**PROMPT:** Starting with the first line of the listing, quote each line exactly until and including the one with "var rad = Math.PI / 180;", leaving pictures out.

[Charts and diagrams as code]
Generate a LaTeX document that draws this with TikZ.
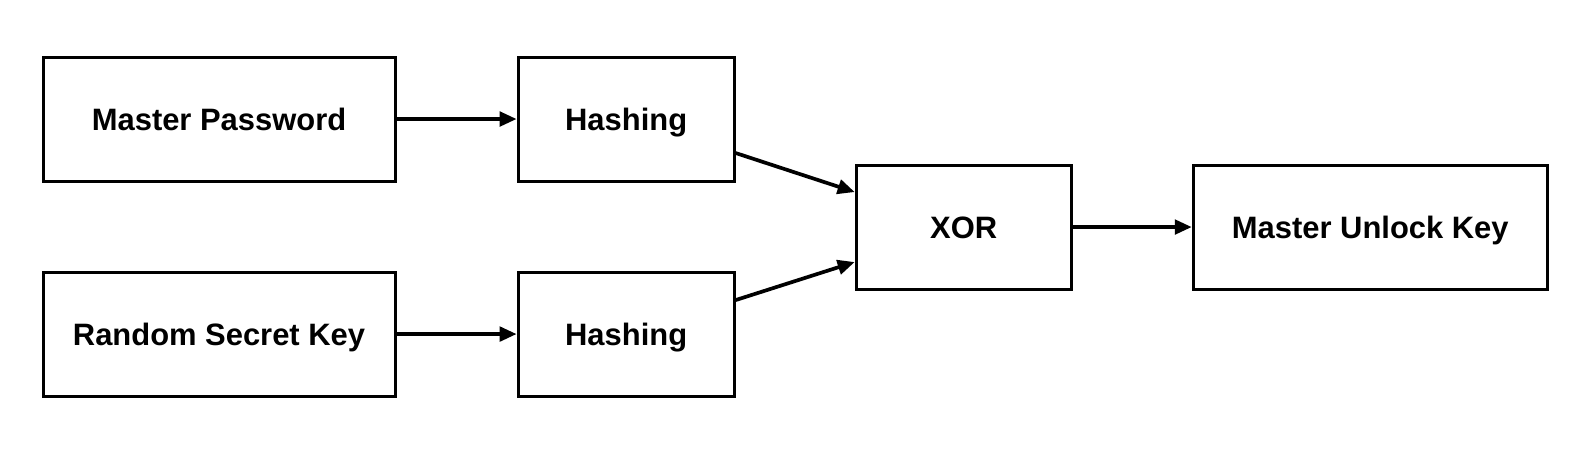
\documentclass[tikz,border=0pt]{standalone}
\usepackage{fontspec}
\setmainfont{Liberation Sans}
\usepackage{tikz}
\usetikzlibrary{arrows.meta}
\usetikzlibrary{positioning}
\usetikzlibrary{calc}
\tikzstyle{block}=[rectangle,draw=black,line width=1.7pt,inner sep=0pt,minimum height=2.48cm,text height=12.6pt,text depth=0pt,font=\fontsize{17.6}{20}\selectfont\bfseries]
\tikzstyle{edge} = [draw,line width=2.1pt,-{Triangle[length=0.34cm,width=0.29cm]}]

\begin{document}
\begin{tikzpicture}[scale=1., auto,swap]

 \path[use as bounding box] (0,0) rectangle (31.8,-9.04);

 %boxes
  \def\u{0.02};

   \foreach \x/\y/\w/\name/\label in { 219/119/352/pw/Master Password, 626/119/216/hashA/Hashing, 219/334/352/key/Random Secret Key, 626/334/216/hashB/Hashing}
          \node[block, minimum width=\w*\u cm] (\name) at (\x*\u, -\y*\u) {\label};

   \foreach \x/\y/\w/\name/\label in { 963.5/227/215/xor/XOR, 1370/227/354/muk/Master Unlock Key}
          \node[block, minimum width=\w*\u cm] (\name) at (\x*\u, -\y*\u) {\label};

 %arrows
  \foreach \source/ \dest in {pw/hashA, key/hashB, xor/muk}
         \path[edge] (\source) -- (\dest);

  \path[edge] ([yshift=-0.68cm]hashA.east) -- ([yshift=0.7cm]xor.west);
  \path[edge] ([yshift=0.68cm]hashB.east) -- ([yshift=-0.7cm]xor.west);

   \end{tikzpicture}
\end{document}
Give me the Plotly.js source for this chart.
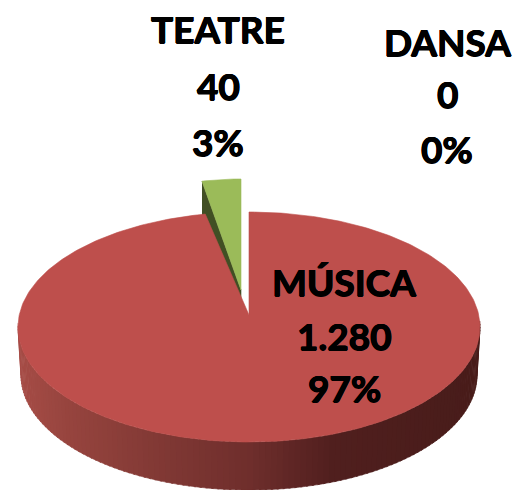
<!DOCTYPE html>
<html>
<head>
<meta charset="utf-8">
<script src="https://cdn.plot.ly/plotly-3.0.1.min.js"></script>
<style>html,body{margin:0;padding:0;background:#fff}#c{width:514px;height:490px}</style>
</head>
<body>
<div id="c"></div>
<script>
var categories = ["MÚSICA", "DANSA", "TEATRE"];
var values = [1280, 0, 40];
var valueLabels = ["1.280", "0", "40"];
var percentLabels = ["97%", "0%", "3%"];

var RED = "#BE4F4C", GREEN = "#9BBB59", GREEN_WALL = "#414F24";
var total = values.reduce(function (a, b) { return a + b; }, 0);
var rad = Math.PI / 180;

// projected disc geometry per slice
var discs = {
  "MÚSICA": {cx: 249, cy: 327, rx: 231, ry: 115, ax: 249, ay: 315, color: RED},
  "TEATRE": {cx: 241, cy: 300, rx: 206, ry: 121, ax: 241, ay: 290, color: GREEN}
};
var labelPos = {
  "MÚSICA": {x: 344, y: [281, 335, 387]},
  "DANSA": {x: 447, y: [41, 93, 148]},
  "TEATRE": {x: 218, y: [28, 85, 141]}
};
var wallDepth = 48, wallRx = 228, wallCy = 375, wallRy = 115;

function rim(d, deg) {
  return [d.cx + d.rx * Math.sin(deg * rad), d.cy - d.ry * Math.cos(deg * rad)];
}
function poly(pts, color) {
  return {
    x: pts.map(function (p) { return p[0]; }),
    y: pts.map(function (p) { return p[1]; }),
    mode: "lines", fill: "toself", fillcolor: color,
    line: {color: color, width: 0.6}, hoverinfo: "skip", showlegend: false, type: "scatter"
  };
}
function sector(d, a0, a1) {
  var pts = [[d.ax, d.ay]];
  var n = Math.max(2, Math.ceil(a1 - a0));
  for (var i = 0; i <= n; i++) pts.push(rim(d, a0 + (a1 - a0) * i / n));
  pts.push([d.ax, d.ay]);
  return pts;
}
// side shading, dark on the right, by horizontal position
var stops = [[18, [166, 76, 70]], [70, [150, 68, 62]], [165, [128, 56, 52]], [250, [111, 46, 44]], [335, [80, 31, 30]], [480, [72, 28, 26]]];
function shade(x) {
  for (var i = 1; i < stops.length; i++) {
    if (x <= stops[i][0]) {
      var f = (x - stops[i - 1][0]) / (stops[i][0] - stops[i - 1][0]);
      var a = stops[i - 1][1], b = stops[i][1];
      return "rgb(" + [0, 1, 2].map(function (k) { return Math.round(a[k] + (b[k] - a[k]) * Math.max(0, f)); }).join(",") + ")";
    }
  }
  return "rgb(72,28,26)";
}

var traces = [];
var start = 0, angles = {};
categories.forEach(function (c, i) {
  var sweep = values[i] / total * 360;
  angles[c] = [start, start + sweep];
  start += sweep;
});

// cut wall of the pulled-out TEATRE slice
var dT = discs["TEATRE"], aT = angles["TEATRE"], pT = rim(dT, aT[0]);
traces.push(poly([pT, [dT.ax, dT.ay], [dT.ax, dT.ay + wallDepth], [pT[0], pT[1] + wallDepth]], GREEN_WALL));
traces.push(poly(sector(dT, aT[0], aT[1]), GREEN));

// outer wall of the MÚSICA slice
var dM = discs["MÚSICA"];
var wall = {cx: dM.cx, cy: wallCy, rx: wallRx, ry: wallRy};
for (var t = 272; t > 88; t -= 1.5) {
  var t2 = t - 2;
  var a = rim(dM, t), b = rim(dM, t2);
  var c = rim(wall, t2), e = rim(wall, t);
  traces.push(poly([a, b, c, e], shade((a[0] + b[0]) / 2)));
}
traces.push(poly(sector(dM, angles["MÚSICA"][0], angles["MÚSICA"][1]), RED));

var annotations = [];
categories.forEach(function (c, i) {
  [c, valueLabels[i], percentLabels[i]].forEach(function (txt, k) {
    annotations.push({
      x: labelPos[c].x, y: labelPos[c].y[k], xref: "x", yref: "y", text: txt, showarrow: false,
      xanchor: "center", yanchor: "middle",
      font: {family: "Lato, Carlito, sans-serif", size: 37, color: "#000", weight: 700,
             shadow: "0.6px 0 0 #000, -0.6px 0 0 #000, 0 0.5px 0 #000, 0 -0.5px 0 #000"}
    });
  });
});

Plotly.newPlot("c", traces, {
  width: 514, height: 490,
  margin: {l: 0, r: 0, t: 0, b: 0},
  paper_bgcolor: "#fff", plot_bgcolor: "#fff",
  showlegend: false,
  xaxis: {range: [0, 514], visible: false, fixedrange: true},
  yaxis: {range: [490, 0], visible: false, fixedrange: true},
  annotations: annotations
}, {displayModeBar: false, staticPlot: true});
</script>
</body>
</html>
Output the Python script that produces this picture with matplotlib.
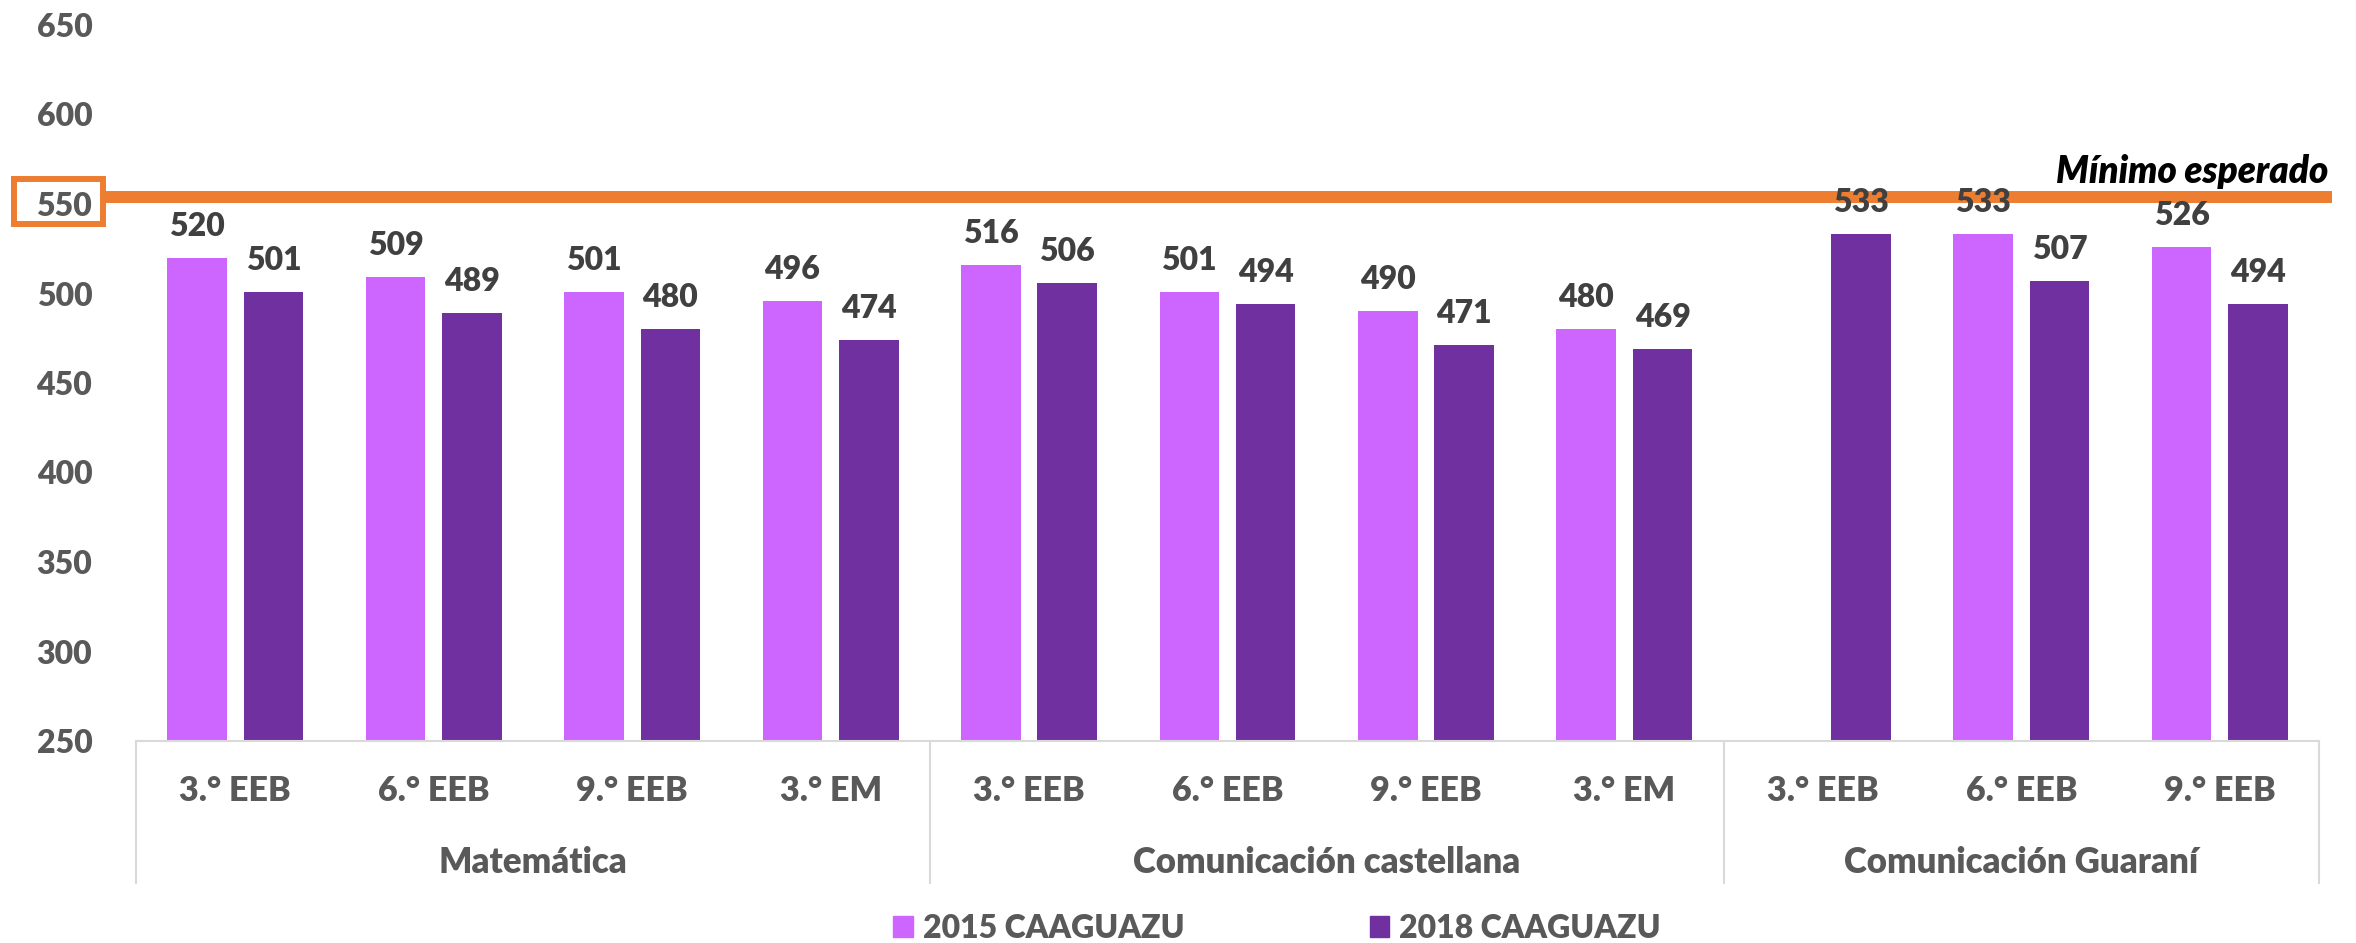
import numpy as np
import matplotlib
matplotlib.use("Agg")
import matplotlib.pyplot as plt
from matplotlib.transforms import blended_transform_factory
from matplotlib.patches import Rectangle, Patch

plt.rcParams['font.family'] = ['Lato', 'DejaVu Sans']

# ---- data ----
groups = ["Matemática", "Comunicación castellana", "Comunicación Guaraní"]
group_sizes = [4, 4, 3]
categories = ["3.° EEB", "6.° EEB", "9.° EEB", "3.° EM",
              "3.° EEB", "6.° EEB", "9.° EEB", "3.° EM",
              "3.° EEB", "6.° EEB", "9.° EEB"]
values_2015 = [520, 509, 501, 496, 516, 501, 490, 480, np.nan, 533, 526]
values_2018 = [501, 489, 480, 474, 506, 494, 471, 469, 533, 507, 494]
series_names = ["2015 CAAGUAZU", "2018 CAAGUAZU"]
minimum_expected = 554
minimum_label = "Mínimo esperado"
yticks = [250, 300, 350, 400, 450, 500, 550, 600, 650]

# ---- style ----
c2015 = "#CC66FF"
c2018 = "#7030A0"
orange = "#ED7D31"
tick_color = "#595959"
label_color = "#404040"
grid_color = "#D9D9D9"
fs = 23
fs_cat = 24.5
fw = "heavy"

W, H = 2356, 943
fig = plt.figure(figsize=(W / 100, H / 100), dpi=100)
ax = fig.add_axes([136 / W, 1 - 741 / H, (2319 - 136) / W, (741 - 25) / H])

x = np.arange(len(categories))
bw = 0.30
off = 0.1925
ax.bar(x - off, values_2015, bw, color=c2015, zorder=2)
ax.bar(x + off, values_2018, bw, color=c2018, zorder=2)

for xs, vals in ((x - off, values_2015), (x + off, values_2018)):
    for xi, v in zip(xs, vals):
        if np.isnan(v):
            continue
        ax.annotate(f"{v:.0f}", xy=(xi, v), xytext=(0, 15.8), textcoords="offset points",
                    ha="center", va="baseline", fontsize=fs, fontweight=fw,
                    color=label_color, zorder=5)

ax.set_xlim(-0.5, len(categories) - 0.5)
ax.set_ylim(yticks[0], yticks[-1])
ax.set_yticks(yticks)
ax.set_yticklabels([str(t) for t in yticks], fontsize=fs, fontweight=fw, color=tick_color)
ax.tick_params(axis="y", length=0, pad=31.5)
ax.set_xticks([])
for s in ("top", "right", "left"):
    ax.spines[s].set_visible(False)
ax.spines["bottom"].set_color(grid_color)
ax.spines["bottom"].set_linewidth(1.5)

bt = blended_transform_factory(ax.transData, ax.transAxes)
# category labels
for xi, c in zip(x, categories):
    ax.annotate(c, xy=(xi, 0), xycoords=bt, xytext=(0, -43.2), textcoords="offset points",
                ha="center", va="baseline", fontsize=fs_cat, fontweight=fw,
                color=tick_color, annotation_clip=False)
# group labels and separators
edges = np.concatenate([[0], np.cumsum(group_sizes)]) - 0.5
sep_len = 142 / 716
for e in edges:
    ax.plot([e, e], [0, -sep_len], transform=bt, color=grid_color, lw=1.5, clip_on=False)
for g, a, b in zip(groups, edges[:-1], edges[1:]):
    ax.annotate(g, xy=((a + b) / 2, 0), xycoords=bt, xytext=(0, -95), textcoords="offset points",
                ha="center", va="baseline", fontsize=fs_cat + 0.5, fontweight=fw,
                color=tick_color, annotation_clip=False)

# minimum expected line
ft = blended_transform_factory(fig.transFigure, ax.transData)
ax.plot([105 / W, 2332 / W], [minimum_expected, minimum_expected], transform=ft,
        color=orange, lw=8.6, solid_capstyle="butt", clip_on=False, zorder=3)
ax.annotate(minimum_label, xy=(2328 / W, minimum_expected), xycoords=ft,
            xytext=(0, 10), textcoords="offset points", ha="right", va="baseline",
            fontsize=fs + 3.5, fontweight=fw, fontstyle="italic", color="black",
            annotation_clip=False, zorder=6)
# box around 550 tick label
ax.add_patch(Rectangle((13.5 / W, 539.1), (102.5 - 13.5) / W, 24.6, transform=ft,
                       fill=False, edgecolor=orange, lw=4.3, clip_on=False, zorder=3))

# legend
handles = [Patch(color=c2015), Patch(color=c2018)]
leg = fig.legend(handles, series_names, loc="center", bbox_to_anchor=(1277 / W, 1 - 928 / H),
                 ncol=2, frameon=False, handlelength=0.62, handleheight=0.62,
                 handletextpad=0.3, columnspacing=5.8,
                 prop=dict(size=fs, weight=fw))
for t in leg.get_texts():
    t.set_color(tick_color)

fig.savefig("out.png", dpi=100)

**FULL OUTPUT:**
Generate a LaTeX document that draws this with TikZ.
\documentclass[tikz,border=0pt]{standalone}
\usepackage{fontspec}
\setmainfont{Liberation Sans}
\usepackage{tikz}
\usetikzlibrary{arrows.meta}
\usetikzlibrary{positioning}
\usetikzlibrary{calc}
\tikzstyle{block}=[rectangle,draw=black,line width=1.7pt,inner sep=0pt,minimum height=2.48cm,text height=12.6pt,text depth=0pt,font=\fontsize{17.6}{20}\selectfont\bfseries]
\tikzstyle{edge} = [draw,line width=2.1pt,-{Triangle[length=0.34cm,width=0.29cm]}]

\begin{document}
\begin{tikzpicture}[scale=1., auto,swap]

 \path[use as bounding box] (0,0) rectangle (31.8,-9.04);

 %boxes
  \def\u{0.02};

   \foreach \x/\y/\w/\name/\label in { 219/119/352/pw/Master Password, 626/119/216/hashA/Hashing, 219/334/352/key/Random Secret Key, 626/334/216/hashB/Hashing}
          \node[block, minimum width=\w*\u cm] (\name) at (\x*\u, -\y*\u) {\label};

   \foreach \x/\y/\w/\name/\label in { 963.5/227/215/xor/XOR, 1370/227/354/muk/Master Unlock Key}
          \node[block, minimum width=\w*\u cm] (\name) at (\x*\u, -\y*\u) {\label};

 %arrows
  \foreach \source/ \dest in {pw/hashA, key/hashB, xor/muk}
         \path[edge] (\source) -- (\dest);

  \path[edge] ([yshift=-0.68cm]hashA.east) -- ([yshift=0.7cm]xor.west);
  \path[edge] ([yshift=0.68cm]hashB.east) -- ([yshift=-0.7cm]xor.west);

   \end{tikzpicture}
\end{document}
Give me the Plotly.js source for this chart.
<!DOCTYPE html>
<html>
<head>
<meta charset="utf-8">
<script src="https://cdn.plot.ly/plotly-3.0.1.min.js"></script>
<style>html,body{margin:0;padding:0;background:#fff}#c{width:514px;height:490px}</style>
</head>
<body>
<div id="c"></div>
<script>
var categories = ["MÚSICA", "DANSA", "TEATRE"];
var values = [1280, 0, 40];
var valueLabels = ["1.280", "0", "40"];
var percentLabels = ["97%", "0%", "3%"];

var RED = "#BE4F4C", GREEN = "#9BBB59", GREEN_WALL = "#414F24";
var total = values.reduce(function (a, b) { return a + b; }, 0);
var rad = Math.PI / 180;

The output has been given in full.